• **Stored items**

________________________________________

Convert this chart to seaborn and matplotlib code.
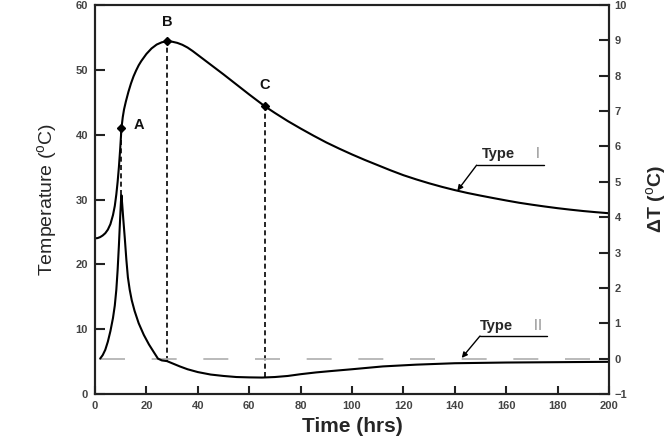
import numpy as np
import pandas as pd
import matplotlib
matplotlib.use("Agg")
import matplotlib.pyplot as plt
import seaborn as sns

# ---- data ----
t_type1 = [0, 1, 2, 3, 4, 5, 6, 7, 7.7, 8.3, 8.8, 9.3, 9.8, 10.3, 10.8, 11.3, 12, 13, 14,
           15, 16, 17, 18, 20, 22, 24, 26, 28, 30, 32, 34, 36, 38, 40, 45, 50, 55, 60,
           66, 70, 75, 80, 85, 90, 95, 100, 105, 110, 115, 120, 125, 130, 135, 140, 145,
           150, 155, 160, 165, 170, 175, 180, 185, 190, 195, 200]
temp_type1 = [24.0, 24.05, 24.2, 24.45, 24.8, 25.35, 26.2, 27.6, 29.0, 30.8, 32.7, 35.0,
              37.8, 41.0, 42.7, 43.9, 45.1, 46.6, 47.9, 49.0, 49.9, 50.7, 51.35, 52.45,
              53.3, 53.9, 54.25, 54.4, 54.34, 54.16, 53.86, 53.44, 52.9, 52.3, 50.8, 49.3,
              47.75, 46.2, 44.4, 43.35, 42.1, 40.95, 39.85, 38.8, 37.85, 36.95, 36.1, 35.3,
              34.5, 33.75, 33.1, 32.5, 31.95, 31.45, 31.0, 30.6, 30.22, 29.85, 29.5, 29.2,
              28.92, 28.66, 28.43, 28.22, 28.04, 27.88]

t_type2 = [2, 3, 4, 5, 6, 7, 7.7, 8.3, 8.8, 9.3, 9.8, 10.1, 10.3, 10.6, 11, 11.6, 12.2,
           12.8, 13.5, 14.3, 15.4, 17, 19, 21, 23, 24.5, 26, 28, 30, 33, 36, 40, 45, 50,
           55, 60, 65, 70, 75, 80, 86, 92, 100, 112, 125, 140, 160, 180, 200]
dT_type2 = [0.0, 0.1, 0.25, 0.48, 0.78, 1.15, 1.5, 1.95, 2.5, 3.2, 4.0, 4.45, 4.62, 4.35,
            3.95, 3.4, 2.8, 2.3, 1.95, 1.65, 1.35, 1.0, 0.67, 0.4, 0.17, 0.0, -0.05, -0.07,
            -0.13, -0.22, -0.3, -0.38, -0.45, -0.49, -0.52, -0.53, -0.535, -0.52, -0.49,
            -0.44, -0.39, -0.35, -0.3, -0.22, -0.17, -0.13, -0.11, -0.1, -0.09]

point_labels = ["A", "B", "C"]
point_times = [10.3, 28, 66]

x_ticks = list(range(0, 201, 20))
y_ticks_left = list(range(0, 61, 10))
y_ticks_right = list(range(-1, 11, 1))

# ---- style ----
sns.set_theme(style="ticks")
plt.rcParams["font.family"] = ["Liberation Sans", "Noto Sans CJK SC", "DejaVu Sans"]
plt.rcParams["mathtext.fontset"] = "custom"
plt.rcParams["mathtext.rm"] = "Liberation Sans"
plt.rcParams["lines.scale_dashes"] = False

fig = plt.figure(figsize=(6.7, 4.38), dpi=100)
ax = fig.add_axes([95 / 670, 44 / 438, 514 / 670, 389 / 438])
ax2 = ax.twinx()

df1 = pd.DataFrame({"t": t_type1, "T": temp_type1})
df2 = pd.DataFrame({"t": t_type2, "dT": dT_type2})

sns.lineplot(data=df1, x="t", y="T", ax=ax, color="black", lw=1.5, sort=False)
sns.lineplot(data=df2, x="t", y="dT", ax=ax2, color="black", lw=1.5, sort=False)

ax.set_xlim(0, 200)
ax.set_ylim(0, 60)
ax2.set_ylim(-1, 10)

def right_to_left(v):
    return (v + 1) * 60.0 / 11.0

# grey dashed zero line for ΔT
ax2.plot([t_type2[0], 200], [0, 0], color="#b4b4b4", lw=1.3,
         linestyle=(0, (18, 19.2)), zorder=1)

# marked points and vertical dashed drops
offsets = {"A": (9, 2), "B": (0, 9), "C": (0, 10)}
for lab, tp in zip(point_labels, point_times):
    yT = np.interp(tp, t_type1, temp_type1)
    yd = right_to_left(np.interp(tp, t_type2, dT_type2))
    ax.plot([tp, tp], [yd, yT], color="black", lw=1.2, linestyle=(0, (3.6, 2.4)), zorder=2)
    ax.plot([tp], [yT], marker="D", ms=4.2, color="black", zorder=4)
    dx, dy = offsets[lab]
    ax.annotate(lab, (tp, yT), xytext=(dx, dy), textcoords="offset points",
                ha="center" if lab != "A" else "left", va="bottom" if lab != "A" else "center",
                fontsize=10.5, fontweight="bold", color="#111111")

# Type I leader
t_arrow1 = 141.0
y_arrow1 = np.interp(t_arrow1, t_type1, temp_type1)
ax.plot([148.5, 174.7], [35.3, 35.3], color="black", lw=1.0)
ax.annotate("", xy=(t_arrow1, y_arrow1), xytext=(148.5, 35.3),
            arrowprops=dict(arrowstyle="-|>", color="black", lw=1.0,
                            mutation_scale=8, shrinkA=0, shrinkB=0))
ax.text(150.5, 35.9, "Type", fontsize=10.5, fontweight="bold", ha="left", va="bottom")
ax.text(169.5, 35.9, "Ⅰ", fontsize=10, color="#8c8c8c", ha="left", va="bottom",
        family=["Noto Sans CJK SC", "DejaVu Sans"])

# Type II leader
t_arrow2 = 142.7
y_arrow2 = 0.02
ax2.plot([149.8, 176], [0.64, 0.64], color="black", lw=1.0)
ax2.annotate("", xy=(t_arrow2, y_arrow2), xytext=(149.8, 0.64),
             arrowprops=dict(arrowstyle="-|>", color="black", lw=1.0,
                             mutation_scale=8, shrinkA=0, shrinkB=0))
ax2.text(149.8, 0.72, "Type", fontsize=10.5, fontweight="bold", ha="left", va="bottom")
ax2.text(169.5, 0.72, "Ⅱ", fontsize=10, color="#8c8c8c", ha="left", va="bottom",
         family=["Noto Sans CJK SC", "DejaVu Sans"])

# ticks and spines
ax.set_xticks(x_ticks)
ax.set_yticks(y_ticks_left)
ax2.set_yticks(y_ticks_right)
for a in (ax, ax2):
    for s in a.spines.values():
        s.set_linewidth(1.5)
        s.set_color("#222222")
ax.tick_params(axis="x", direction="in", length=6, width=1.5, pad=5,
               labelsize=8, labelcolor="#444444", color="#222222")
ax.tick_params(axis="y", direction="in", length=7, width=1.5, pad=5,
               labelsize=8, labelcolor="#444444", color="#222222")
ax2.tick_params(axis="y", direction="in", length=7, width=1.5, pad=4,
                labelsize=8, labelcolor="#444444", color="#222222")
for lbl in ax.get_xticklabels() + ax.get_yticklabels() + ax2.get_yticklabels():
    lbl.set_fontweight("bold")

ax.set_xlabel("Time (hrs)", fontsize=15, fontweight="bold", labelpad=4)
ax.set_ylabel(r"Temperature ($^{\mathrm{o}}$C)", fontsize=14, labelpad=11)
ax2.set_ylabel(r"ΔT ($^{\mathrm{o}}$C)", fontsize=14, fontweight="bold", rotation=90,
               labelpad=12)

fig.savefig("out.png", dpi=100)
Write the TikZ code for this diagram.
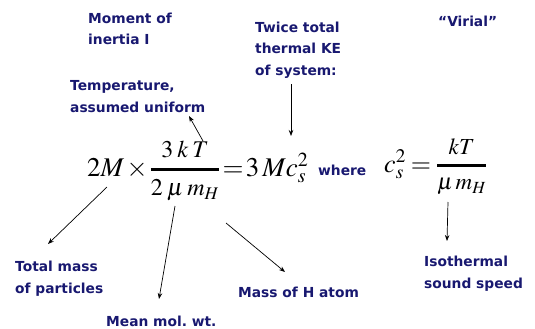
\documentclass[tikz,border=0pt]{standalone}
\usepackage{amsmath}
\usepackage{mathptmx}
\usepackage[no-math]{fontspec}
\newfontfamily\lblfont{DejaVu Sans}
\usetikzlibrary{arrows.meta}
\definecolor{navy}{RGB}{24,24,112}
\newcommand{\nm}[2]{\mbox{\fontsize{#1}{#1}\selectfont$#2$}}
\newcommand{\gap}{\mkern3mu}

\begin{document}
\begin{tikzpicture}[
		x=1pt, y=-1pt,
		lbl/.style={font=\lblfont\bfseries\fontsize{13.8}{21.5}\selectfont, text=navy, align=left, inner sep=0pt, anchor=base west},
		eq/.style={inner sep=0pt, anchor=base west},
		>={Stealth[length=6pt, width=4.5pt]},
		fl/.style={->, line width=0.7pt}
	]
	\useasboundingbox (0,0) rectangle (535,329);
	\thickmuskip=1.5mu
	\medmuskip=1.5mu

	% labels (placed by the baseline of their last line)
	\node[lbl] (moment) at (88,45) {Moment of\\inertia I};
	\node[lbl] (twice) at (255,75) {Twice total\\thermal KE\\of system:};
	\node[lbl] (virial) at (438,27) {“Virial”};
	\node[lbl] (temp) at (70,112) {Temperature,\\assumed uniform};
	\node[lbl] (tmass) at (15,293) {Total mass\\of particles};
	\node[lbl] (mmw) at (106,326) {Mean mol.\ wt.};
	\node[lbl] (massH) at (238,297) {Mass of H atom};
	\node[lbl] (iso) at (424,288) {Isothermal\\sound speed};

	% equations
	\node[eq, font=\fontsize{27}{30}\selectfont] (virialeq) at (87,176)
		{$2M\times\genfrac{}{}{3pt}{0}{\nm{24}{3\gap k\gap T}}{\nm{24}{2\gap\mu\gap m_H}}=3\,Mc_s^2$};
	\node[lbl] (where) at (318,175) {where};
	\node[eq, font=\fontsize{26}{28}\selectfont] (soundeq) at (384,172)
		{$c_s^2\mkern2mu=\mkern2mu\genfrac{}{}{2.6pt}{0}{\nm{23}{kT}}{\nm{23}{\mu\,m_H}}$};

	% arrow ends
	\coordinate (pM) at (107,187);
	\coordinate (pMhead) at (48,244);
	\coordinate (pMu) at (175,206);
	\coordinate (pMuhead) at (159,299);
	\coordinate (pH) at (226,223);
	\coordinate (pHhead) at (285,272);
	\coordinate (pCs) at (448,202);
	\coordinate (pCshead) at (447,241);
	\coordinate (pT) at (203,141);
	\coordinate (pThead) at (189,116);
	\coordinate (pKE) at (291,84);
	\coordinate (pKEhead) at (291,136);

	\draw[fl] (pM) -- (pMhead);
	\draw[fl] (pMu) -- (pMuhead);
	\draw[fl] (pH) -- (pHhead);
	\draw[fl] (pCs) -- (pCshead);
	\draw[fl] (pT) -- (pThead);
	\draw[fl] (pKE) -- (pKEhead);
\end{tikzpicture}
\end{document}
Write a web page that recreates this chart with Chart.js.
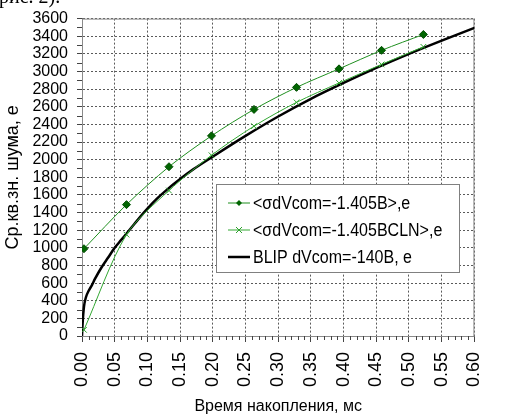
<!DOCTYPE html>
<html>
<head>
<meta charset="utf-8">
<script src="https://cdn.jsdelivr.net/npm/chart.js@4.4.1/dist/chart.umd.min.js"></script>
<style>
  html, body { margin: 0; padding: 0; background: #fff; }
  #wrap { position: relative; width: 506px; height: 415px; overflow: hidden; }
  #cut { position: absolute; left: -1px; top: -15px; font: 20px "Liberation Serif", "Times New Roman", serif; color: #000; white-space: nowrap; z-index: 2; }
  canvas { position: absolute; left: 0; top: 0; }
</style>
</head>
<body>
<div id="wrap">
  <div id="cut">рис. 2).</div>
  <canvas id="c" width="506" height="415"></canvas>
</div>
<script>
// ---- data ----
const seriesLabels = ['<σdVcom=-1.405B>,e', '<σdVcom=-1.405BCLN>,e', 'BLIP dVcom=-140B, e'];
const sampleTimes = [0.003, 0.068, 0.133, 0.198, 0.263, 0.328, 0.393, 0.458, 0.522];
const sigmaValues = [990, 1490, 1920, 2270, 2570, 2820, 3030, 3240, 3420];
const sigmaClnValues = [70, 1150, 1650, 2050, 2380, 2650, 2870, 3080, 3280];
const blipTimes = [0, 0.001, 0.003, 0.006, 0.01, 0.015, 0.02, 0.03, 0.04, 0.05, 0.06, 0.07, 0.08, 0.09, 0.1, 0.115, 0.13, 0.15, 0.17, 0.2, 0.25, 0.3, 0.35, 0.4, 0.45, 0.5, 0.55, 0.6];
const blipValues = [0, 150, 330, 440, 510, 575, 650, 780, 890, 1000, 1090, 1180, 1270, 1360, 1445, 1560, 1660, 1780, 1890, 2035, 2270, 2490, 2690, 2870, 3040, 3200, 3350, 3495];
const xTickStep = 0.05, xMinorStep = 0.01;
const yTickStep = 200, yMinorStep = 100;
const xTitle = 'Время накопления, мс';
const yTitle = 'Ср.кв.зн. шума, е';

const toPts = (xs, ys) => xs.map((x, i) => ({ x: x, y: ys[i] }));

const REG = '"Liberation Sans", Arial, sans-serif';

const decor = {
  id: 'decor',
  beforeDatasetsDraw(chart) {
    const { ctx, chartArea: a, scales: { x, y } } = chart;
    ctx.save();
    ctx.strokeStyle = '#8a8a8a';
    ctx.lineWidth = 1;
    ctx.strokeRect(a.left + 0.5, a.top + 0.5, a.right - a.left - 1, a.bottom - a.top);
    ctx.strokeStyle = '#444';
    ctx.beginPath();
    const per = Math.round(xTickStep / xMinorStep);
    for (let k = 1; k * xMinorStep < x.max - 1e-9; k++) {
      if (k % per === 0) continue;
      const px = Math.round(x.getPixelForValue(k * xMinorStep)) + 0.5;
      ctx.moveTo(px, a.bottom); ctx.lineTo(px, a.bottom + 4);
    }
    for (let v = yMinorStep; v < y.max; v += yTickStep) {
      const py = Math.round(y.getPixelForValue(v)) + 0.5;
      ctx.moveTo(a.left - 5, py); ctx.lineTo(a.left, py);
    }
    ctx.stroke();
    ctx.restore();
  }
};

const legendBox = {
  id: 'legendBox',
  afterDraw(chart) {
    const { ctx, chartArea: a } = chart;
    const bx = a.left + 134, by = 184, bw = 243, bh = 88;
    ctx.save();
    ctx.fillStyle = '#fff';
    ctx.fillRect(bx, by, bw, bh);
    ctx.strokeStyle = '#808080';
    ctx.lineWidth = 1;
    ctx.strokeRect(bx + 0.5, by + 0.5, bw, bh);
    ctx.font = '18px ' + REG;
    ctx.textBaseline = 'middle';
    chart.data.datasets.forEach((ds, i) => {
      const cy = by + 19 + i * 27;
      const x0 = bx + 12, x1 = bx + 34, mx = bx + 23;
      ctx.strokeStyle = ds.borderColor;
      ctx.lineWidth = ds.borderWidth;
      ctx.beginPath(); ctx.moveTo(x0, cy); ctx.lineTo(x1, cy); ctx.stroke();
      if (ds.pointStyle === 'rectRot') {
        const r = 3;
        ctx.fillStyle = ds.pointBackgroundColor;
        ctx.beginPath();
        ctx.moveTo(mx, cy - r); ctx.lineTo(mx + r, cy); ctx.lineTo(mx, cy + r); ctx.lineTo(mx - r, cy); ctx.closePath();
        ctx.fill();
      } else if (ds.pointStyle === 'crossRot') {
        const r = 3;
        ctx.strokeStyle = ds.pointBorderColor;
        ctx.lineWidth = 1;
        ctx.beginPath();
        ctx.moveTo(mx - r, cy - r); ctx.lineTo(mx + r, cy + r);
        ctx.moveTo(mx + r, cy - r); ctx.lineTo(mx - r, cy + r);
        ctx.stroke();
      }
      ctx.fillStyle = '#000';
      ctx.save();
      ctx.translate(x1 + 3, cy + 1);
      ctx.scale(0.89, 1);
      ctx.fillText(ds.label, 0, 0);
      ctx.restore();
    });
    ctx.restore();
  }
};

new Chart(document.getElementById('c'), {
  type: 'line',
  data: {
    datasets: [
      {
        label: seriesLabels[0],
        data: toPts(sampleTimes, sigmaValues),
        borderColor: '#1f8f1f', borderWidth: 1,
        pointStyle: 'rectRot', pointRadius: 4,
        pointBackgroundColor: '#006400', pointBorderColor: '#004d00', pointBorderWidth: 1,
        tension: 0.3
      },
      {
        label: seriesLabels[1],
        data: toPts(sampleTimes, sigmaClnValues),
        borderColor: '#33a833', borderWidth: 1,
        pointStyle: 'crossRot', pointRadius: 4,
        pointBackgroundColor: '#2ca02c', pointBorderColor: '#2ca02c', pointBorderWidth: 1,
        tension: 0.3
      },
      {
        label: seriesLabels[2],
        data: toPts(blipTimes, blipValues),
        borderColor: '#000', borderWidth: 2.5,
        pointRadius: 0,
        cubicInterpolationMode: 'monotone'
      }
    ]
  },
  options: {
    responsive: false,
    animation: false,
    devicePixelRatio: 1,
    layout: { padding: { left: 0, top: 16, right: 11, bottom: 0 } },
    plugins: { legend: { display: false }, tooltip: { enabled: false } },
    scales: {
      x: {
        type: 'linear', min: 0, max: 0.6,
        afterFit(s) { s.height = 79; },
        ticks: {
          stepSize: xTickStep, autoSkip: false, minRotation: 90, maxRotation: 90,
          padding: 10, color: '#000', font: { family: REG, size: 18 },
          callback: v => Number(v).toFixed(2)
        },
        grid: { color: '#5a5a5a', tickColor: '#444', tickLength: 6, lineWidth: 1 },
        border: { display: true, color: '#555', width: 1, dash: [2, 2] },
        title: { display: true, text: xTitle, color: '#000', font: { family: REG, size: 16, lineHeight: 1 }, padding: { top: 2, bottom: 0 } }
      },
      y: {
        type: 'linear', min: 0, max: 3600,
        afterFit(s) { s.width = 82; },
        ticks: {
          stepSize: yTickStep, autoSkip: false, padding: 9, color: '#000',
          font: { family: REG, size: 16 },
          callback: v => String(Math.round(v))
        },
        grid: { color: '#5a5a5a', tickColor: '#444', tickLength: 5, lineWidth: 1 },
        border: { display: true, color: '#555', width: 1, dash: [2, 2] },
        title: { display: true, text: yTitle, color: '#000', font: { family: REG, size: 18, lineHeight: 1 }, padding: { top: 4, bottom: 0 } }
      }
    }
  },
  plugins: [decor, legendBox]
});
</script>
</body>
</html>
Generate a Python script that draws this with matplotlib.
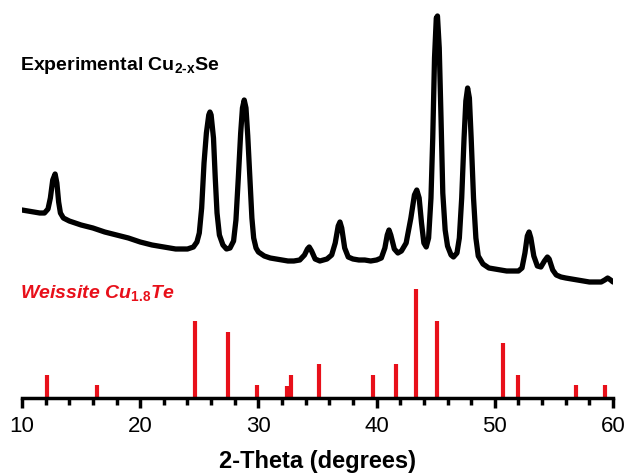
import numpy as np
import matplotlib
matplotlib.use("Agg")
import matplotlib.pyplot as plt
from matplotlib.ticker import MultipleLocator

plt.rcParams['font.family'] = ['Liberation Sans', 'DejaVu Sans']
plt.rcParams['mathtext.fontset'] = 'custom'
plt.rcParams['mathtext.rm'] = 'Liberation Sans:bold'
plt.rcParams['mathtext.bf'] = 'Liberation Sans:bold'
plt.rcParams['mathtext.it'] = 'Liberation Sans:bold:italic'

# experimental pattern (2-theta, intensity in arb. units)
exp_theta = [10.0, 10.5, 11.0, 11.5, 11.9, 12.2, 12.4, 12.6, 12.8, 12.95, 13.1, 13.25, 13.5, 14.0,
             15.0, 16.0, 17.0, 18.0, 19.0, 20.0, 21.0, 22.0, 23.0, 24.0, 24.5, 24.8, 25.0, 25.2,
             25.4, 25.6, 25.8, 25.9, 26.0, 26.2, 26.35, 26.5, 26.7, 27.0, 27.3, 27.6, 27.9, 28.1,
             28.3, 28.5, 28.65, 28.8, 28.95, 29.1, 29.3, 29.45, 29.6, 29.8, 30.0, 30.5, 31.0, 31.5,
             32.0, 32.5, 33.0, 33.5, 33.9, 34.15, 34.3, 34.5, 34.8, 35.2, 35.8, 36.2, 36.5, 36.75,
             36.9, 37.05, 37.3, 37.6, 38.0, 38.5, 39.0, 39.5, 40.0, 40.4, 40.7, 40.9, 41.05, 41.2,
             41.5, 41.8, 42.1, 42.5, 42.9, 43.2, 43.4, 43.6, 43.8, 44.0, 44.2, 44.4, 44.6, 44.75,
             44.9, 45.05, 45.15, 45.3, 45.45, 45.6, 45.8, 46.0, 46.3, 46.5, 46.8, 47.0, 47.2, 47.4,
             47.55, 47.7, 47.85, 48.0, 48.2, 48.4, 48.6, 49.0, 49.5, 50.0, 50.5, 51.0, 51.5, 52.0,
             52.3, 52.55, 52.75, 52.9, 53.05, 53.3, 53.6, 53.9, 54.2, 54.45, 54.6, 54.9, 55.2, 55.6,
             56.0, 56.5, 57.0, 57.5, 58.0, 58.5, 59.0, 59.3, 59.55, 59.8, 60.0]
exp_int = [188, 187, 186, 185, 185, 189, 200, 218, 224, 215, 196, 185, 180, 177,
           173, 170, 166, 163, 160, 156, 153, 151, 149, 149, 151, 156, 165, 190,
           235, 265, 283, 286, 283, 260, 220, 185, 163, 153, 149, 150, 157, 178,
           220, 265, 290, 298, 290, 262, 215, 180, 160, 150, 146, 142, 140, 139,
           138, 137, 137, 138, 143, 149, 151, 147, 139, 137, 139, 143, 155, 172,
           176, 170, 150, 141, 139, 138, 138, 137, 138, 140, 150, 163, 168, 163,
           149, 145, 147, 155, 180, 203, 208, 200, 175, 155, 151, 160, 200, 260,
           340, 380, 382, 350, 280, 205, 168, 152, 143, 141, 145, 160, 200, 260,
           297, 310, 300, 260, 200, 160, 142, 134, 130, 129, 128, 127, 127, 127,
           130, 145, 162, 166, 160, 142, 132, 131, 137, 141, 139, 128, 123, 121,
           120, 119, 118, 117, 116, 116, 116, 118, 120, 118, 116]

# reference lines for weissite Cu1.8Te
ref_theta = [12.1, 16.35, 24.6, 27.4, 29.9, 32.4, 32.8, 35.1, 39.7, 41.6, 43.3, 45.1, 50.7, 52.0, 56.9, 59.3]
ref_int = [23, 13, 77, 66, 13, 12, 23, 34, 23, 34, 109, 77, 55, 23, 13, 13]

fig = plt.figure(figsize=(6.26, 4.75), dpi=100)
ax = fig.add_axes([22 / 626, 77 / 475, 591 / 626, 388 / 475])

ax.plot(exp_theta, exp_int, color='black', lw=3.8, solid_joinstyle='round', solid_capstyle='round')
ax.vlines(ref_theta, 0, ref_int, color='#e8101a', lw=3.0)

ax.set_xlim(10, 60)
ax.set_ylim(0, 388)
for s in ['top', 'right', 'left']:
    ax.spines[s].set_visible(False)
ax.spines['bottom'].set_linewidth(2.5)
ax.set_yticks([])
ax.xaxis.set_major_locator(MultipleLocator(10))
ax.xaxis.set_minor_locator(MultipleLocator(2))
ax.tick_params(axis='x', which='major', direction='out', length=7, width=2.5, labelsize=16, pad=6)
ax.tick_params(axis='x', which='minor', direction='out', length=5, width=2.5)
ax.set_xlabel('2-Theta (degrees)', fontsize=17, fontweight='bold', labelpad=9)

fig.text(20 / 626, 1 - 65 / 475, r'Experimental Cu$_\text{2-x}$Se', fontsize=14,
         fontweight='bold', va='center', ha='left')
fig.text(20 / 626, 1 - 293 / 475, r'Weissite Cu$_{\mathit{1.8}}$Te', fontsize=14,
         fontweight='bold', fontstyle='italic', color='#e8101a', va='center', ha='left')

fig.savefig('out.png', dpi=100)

________________________________________

• **What is needed**
Retype only the lines above from the one with "Generate a Python" through the one with "plt.rcParams['mathtext.it'] = 'Liberation", exactly and with both ends. Images stay out.

• **Output below**
Generate a Python script that draws this with matplotlib.
import numpy as np
import matplotlib
matplotlib.use("Agg")
import matplotlib.pyplot as plt
from matplotlib.ticker import MultipleLocator

plt.rcParams['font.family'] = ['Liberation Sans', 'DejaVu Sans']
plt.rcParams['mathtext.fontset'] = 'custom'
plt.rcParams['mathtext.rm'] = 'Liberation Sans:bold'
plt.rcParams['mathtext.bf'] = 'Liberation Sans:bold'
plt.rcParams['mathtext.it'] = 'Liberation Sans:bold:italic'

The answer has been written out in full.